On the side of his mother Lucilia he was of senatorial stock. He was distinguished by a personal beauty, not of the sort which gives the bloom of youth its charm, but stately and unchanging, as befitted the distinction and good fortune of his career, and this beauty attended him to the last day of his life. He was a man of exceptional purity of life, of great uprightness of character, (3) of but moderate oratorical talent, ambitious of such power as might be conferred upon him as a mark of honour, but not that which had to be forcibly usurped. In war a resourceful general, in peace a citizen of temperate conduct except when he feared a rival, constant in his friendships, easily placated when offended, loyal in re-establishing terms of ami
ty, very ready to accept satisfaction, never or at least rarely abusing his power, (4) Pompey was free from almost every fault, unless it be considered one of the greatest of faults for a man to chafe at seeing anyone his equal in dignity in a free state, the mistress of the world, where he should justly regard all citizens as his equals. (5) From the day on which he had assumed the toga he had been trained to military service on the staff of that sagacious general, his father, and by a singular insight into military tactics had so developed his excellent native talent, which showed great capacity to learn what was best, that, while Sertorius bestowed the greater praise upon Metellus, it was Pompey he feared the more strongly.

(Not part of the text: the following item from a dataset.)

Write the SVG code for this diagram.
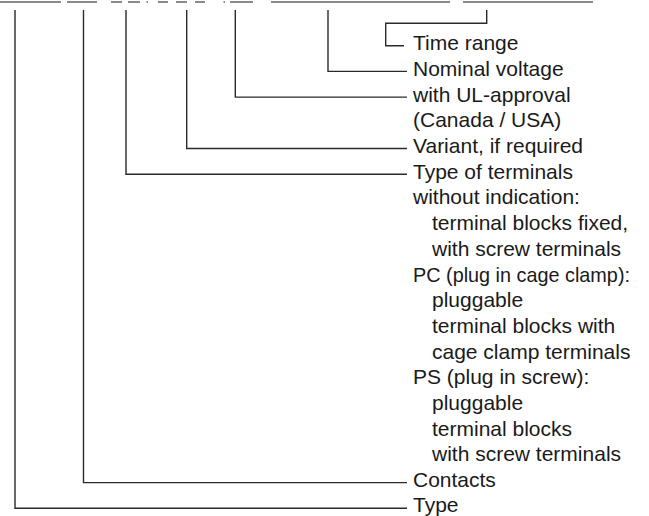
<svg xmlns="http://www.w3.org/2000/svg" width="649" height="516" viewBox="0 0 649 516">
<style>
.bg{fill:#ffffff}
.c{fill:none;stroke:#2a2a2a;stroke-width:1.4}
.top{fill:none;stroke:#8a8a8a;stroke-width:2}
.t{font-family:"Liberation Sans",Arial,sans-serif;font-size:21px;fill:#1a1a1a}
</style>
<rect class="bg" x="0" y="0" width="649" height="516"/>
<g id="header-remnant">
<path class="top" d="M0 2H61M67 2H97M111 2H122M128 2H140M158 2H168M176 2H187M195 2H205M230 2H253M271 2H450M463 2H593"/>
<path class="top" d="M146.5 2H148M223.5 2H225"/>
</g>
<g id="connectors">
<path class="c" d="M486.7 10V23.3H385.7V45.7H404"/>
<path class="c" d="M328 10V71.4H407"/>
<path class="c" d="M235.3 10V97.1H407"/>
<path class="c" d="M186.7 10V148.5H407"/>
<path class="c" d="M126 10V174.2H407"/>
<path class="c" d="M83.5 10V482.6H407"/>
<path class="c" d="M15 10V508.3H407"/>
</g>
<g id="node-time-range"><text class="t" x="413" y="50.2">Time range</text></g>
<g id="node-nominal-voltage"><text class="t" x="413" y="75.9">Nominal voltage</text></g>
<g id="node-ul-approval"><text class="t" x="413" y="101.6">with UL-approval</text><text class="t" x="413" y="127.3">(Canada / USA)</text></g>
<g id="node-variant"><text class="t" x="413" y="153">Variant, if required</text></g>
<g id="node-type-of-terminals">
<text class="t" x="413" y="178.7">Type of terminals</text>
<text class="t" x="413" y="204.4">without indication:</text>
<text class="t" x="432" y="230.1">terminal blocks fixed,</text>
<text class="t" x="432" y="255.8">with screw terminals</text>
<text class="t" x="413" y="281.5" textLength="217" lengthAdjust="spacingAndGlyphs">PC (plug in cage clamp):</text>
<text class="t" x="432" y="307.2">pluggable</text>
<text class="t" x="432" y="332.9">terminal blocks with</text>
<text class="t" x="432" y="358.6">cage clamp terminals</text>
<text class="t" x="413" y="384.3">PS (plug in screw):</text>
<text class="t" x="432" y="410">pluggable</text>
<text class="t" x="432" y="435.7">terminal blocks</text>
<text class="t" x="432" y="461.4">with screw terminals</text>
</g>
<g id="node-contacts"><text class="t" x="413" y="487.1">Contacts</text></g>
<g id="node-type"><text class="t" x="413" y="511.6">Type</text></g>
</svg>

[30] (1) Shortly afterwards Marcus Perpenna, an ex-praetor, one of those who had been proscribed, a man more distinguished for his birth than for his character, assassinated Sertorius at Osca at a banquet. By this wicked deed he ensured success to the Romans, and destruction to his own faction, and for himself a death of extreme dishonour. Metellus and Pompey won triumphs for their victories in Spain. (2) Pompey, who even at the time of his triumph was still a Roman knight, entered the city in his triumphal car on the day before his entrance upon his consulate. (3) Who is there who does not feel surprise that this man, who owed his elevation to the highest position in the state to so many extraordinary commands, should have taken it ill that the senate and the Roman people were willing to consider Gaius Caesar as a candidate for the consulship a second time, though suing for it in absentia? So common a failing is it for mankind to overlook every irregularity in their own case, but to make no concessions to others, and to let their discontent with conditions be vented upon suspected motives and upon persons instead of the real cause. (4) In this consulship Pompey restored the power of the tribunes, of which Sulla had left the shadow without the substance.